The stated capital will affect players such as e-money issuers, payment service providers and application service providers.
Due to the varying levels of risk and exposure, the central bank is expected to introduce a tier system – such that an e-money issuer like Vodafone Cash will have a different stated capital compared to a payment service provider like Zeepay.
Dr. Settor Amediku, Head of Payment Systems at the Bank of Ghana, noted that with the Payment Systems and Services Act coming into force, the central bank is mandated to apply the law by issuing licences to institutions and individuals that pass the Fit and Proper Test in order to sustain confidence in the financial sector.
“All players who wants to do mobile money business must meet the minimum capital requirement to guarantee and ensure that they are fit and proper to do the business of electronic money. We will come out very soon and the Governor will announce this,” he said at the second quarterly B&FT-organised Ghana’s Most Respected CEOs Breakfast Series in Accra.
This quarter’s event, which was on the theme ‘National Agenda for E-payment and Financial Inclusion: The Role of the Stakeholders’, came off in Accra and witnessed attendance by government executives, regulators, banks, Fintechs and other financial services providers and consumers, and was sponsored by Vodafone Business, eTranzact, Honda, Dalex and PwC.
Dr.

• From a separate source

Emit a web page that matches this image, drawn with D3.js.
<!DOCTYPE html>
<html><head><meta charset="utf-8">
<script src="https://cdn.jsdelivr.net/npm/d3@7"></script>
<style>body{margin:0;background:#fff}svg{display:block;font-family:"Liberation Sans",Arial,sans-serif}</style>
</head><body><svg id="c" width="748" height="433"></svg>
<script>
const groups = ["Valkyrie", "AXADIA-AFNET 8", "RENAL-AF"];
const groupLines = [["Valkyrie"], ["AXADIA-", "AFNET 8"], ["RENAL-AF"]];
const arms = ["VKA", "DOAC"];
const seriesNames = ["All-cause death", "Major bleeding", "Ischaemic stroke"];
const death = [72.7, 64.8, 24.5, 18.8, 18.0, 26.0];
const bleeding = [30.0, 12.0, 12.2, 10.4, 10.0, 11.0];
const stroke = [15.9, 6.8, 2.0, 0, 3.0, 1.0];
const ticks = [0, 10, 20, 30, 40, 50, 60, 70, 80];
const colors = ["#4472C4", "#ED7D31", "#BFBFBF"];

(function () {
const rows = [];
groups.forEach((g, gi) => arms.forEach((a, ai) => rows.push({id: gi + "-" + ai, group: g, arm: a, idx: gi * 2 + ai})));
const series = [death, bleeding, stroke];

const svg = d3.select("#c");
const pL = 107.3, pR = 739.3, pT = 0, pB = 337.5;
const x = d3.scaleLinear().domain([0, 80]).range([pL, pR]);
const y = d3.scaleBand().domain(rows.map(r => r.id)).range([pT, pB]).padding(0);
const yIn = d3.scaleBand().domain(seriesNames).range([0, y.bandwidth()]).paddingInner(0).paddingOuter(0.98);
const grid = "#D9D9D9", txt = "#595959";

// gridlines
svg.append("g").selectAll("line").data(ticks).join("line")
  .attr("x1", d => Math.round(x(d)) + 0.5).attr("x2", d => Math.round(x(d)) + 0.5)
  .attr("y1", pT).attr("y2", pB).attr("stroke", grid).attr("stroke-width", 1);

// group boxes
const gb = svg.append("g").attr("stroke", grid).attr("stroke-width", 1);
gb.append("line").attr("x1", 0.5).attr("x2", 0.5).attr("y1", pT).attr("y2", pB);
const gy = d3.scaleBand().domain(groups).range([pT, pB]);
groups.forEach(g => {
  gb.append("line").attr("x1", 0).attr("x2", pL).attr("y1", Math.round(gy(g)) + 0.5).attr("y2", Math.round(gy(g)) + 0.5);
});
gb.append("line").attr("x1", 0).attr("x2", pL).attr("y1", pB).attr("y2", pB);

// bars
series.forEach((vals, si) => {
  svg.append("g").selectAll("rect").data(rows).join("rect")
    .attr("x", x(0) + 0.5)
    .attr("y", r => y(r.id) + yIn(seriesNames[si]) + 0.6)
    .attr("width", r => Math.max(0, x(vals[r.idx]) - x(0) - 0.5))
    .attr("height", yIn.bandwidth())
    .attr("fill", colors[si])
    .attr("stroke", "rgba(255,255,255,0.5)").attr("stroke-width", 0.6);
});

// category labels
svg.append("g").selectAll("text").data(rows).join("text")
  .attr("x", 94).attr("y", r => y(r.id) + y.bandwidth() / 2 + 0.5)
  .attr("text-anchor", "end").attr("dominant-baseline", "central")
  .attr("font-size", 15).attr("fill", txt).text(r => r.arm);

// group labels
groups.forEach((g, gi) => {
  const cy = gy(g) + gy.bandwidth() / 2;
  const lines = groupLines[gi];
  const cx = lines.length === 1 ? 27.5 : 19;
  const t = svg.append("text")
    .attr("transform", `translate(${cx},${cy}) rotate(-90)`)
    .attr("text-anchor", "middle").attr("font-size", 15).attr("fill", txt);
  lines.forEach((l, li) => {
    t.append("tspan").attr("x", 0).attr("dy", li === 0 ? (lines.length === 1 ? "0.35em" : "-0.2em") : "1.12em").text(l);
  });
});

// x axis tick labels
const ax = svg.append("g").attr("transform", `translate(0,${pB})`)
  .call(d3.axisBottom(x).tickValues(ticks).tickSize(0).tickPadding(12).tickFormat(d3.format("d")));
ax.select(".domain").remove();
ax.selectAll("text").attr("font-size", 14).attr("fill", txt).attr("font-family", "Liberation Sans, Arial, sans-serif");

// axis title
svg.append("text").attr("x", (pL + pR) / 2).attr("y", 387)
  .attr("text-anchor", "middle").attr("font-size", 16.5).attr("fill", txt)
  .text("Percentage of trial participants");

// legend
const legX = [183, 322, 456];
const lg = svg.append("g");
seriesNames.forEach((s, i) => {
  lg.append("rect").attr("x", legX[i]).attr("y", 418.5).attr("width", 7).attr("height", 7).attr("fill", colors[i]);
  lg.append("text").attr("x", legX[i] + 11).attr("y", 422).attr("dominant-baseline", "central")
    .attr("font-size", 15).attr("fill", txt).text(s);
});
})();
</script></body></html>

Amediku added, that currently, no mobile money operator is licenced; and so with this new law the BoG will now licence all players – and while at it, foreign companies in the mobile money and payment space will have to cede 30 percent to local investors to qualify for a licence.

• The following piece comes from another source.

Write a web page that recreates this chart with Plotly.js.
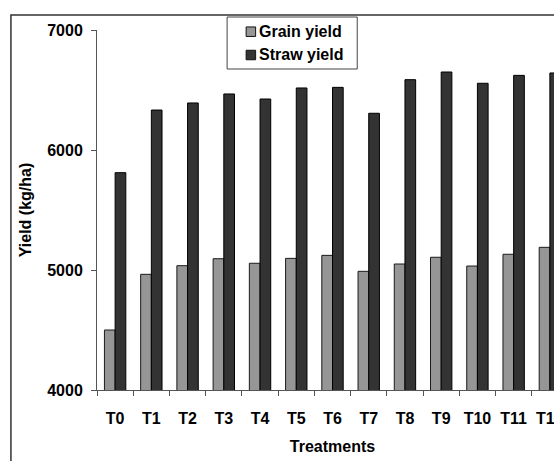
<!DOCTYPE html>
<html>
<head>
<meta charset="utf-8">
<script src="https://cdn.plot.ly/plotly-3.0.1.min.js"></script>
<style>
html, body { margin: 0; padding: 0; overflow: hidden; background: #fff; }
#chart { width: 590px; height: 461px; }
</style>
</head>
<body>
<div id="chart"></div>
<script>
const treatments = ["T0","T1","T2","T3","T4","T5","T6","T7","T8","T9","T10","T11","T12"];
const grainYield = [4500, 4964, 5036, 5094, 5056, 5097, 5122, 4989, 5050, 5106, 5033, 5131, 5189];
const strawYield = [5811, 6333, 6392, 6467, 6425, 6517, 6522, 6306, 6586, 6650, 6556, 6622, 6642];
const yTicks = [4000, 5000, 6000, 7000];
const seriesNames = ["Grain yield", "Straw yield"];
const seriesColors = ["#969696", "#333333"];
const seriesEdges = ["#1a1a1a", "#000000"];

const fam = "Liberation Sans, Arial, sans-serif";
const font = {family: fam, size: 16, color: "#000"};

const traces = [
  {type: "bar", name: seriesNames[0], x: treatments, y: grainYield,
   marker: {color: seriesColors[0], line: {color: seriesEdges[0], width: 1}}},
  {type: "bar", name: seriesNames[1], x: treatments, y: strawYield,
   marker: {color: seriesColors[1], line: {color: seriesEdges[1], width: 1}}}
];

// plot area in pixels: x 97..567.6, y 30..390
const W = 470.6, H = 360, L = 97, T = 30;
const px = v => (v - L) / W;
const py = v => (T + H - v) / H;

const shapes = [
  {type: "rect", xref: "paper", yref: "paper",
   x0: px(11), x1: 1.5, y0: -1, y1: py(15),
   line: {color: "#333", width: 1.5}, fillcolor: "rgba(0,0,0,0)", layer: "below"},
  {type: "rect", xref: "paper", yref: "paper",
   x0: px(227), x1: px(357), y0: py(69), y1: py(17),
   line: {color: "#444", width: 1}, fillcolor: "#fff", layer: "above"}
];
const annotations = [];
const rowY = [31.7, 55];
seriesNames.forEach((n, i) => {
  shapes.push({type: "rect", xref: "paper", yref: "paper",
    x0: px(246), x1: px(255.5), y0: py(rowY[i] + 4.75), y1: py(rowY[i] - 4.75),
    line: {color: "#111", width: 1}, fillcolor: seriesColors[i], layer: "above"});
  annotations.push({xref: "paper", yref: "paper", x: px(257), y: py(rowY[i]),
    xanchor: "left", yanchor: "middle", showarrow: false,
    text: "<b>" + n + "</b>", font: font});
});

const layout = {
  width: 590, height: 461,
  margin: {l: 97, r: 22.4, t: 30, b: 71},
  paper_bgcolor: "#fff", plot_bgcolor: "#fff",
  font: font,
  barmode: "group", bargap: 0.41, bargroupgap: 0,
  showlegend: false,
  xaxis: {
    type: "category",
    showline: true, linecolor: "#555", linewidth: 1,
    ticks: "outside", ticklen: 5, tickcolor: "#555", tickson: "boundaries",
    tickfont: font, tickangle: 0,
    tickvals: treatments,
    ticktext: treatments.map(t => "<b>" + t + "</b>"),
    ticklabelstandoff: 14,
    title: {text: "<b>Treatments</b>", font: font, standoff: 14},
    showgrid: false, zeroline: false, fixedrange: true
  },
  yaxis: {
    range: [4000, 7000],
    tickvals: yTicks,
    ticktext: yTicks.map(v => "<b>" + v + "</b>"),
    tickfont: font,
    ticklabelstandoff: 5,
    showline: true, linecolor: "#555", linewidth: 1,
    ticks: "outside", ticklen: 5, tickcolor: "#555",
    title: {text: "<b>Yield (kg/ha)</b>", font: font, standoff: 11},
    showgrid: false, zeroline: false, fixedrange: true
  },
  shapes: shapes,
  annotations: annotations
};

Plotly.newPlot("chart", traces, layout, {displayModeBar: false, staticPlot: true});
</script>
</body>
</html>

“If you take a mobile money operator who wants a licence, you must have a 30 percent local equity and this is a way to encourage our people to take part of the payment system,” he pointed out.
He added that for banks wanting to be involved in issuing e-money or undertaking direct mobile money services, they must set up a subsidiary to undertake such business and seek authorisation from the central bank since banks are already licenced.
“There are some banks that are very aggressive and have put in place measures to set up subsidiaries that will be authorised with a minimum capital requirement to operate mobile money. They will also behave like Vodafone Cash or MTN Mobile Money,” he said.
Asked why aggregators – who do not hold any deposits but just provide a service to enable transfers – should provide stated capital, Dr. Amediku explained that it is a move to provide confidence in the market.
“They do not hold deposits, but we are not licencing only deposit-taking institutions. Globally, all payment service providers are licenced but the mode of services differ. The value of the minimum capital is in tiers because we are not interested in killing innovation, but there is a need for us to ensure that the young fintechs coming up are supported to grow.
“So, the capital requirement for a fully-fledged electronic money issuer will be different from that of an aggregator. We have a risk-based capital requirement we are coming out with. We need to ensure that the law fosters innovation, promotes growth and brings everybody along,” he added.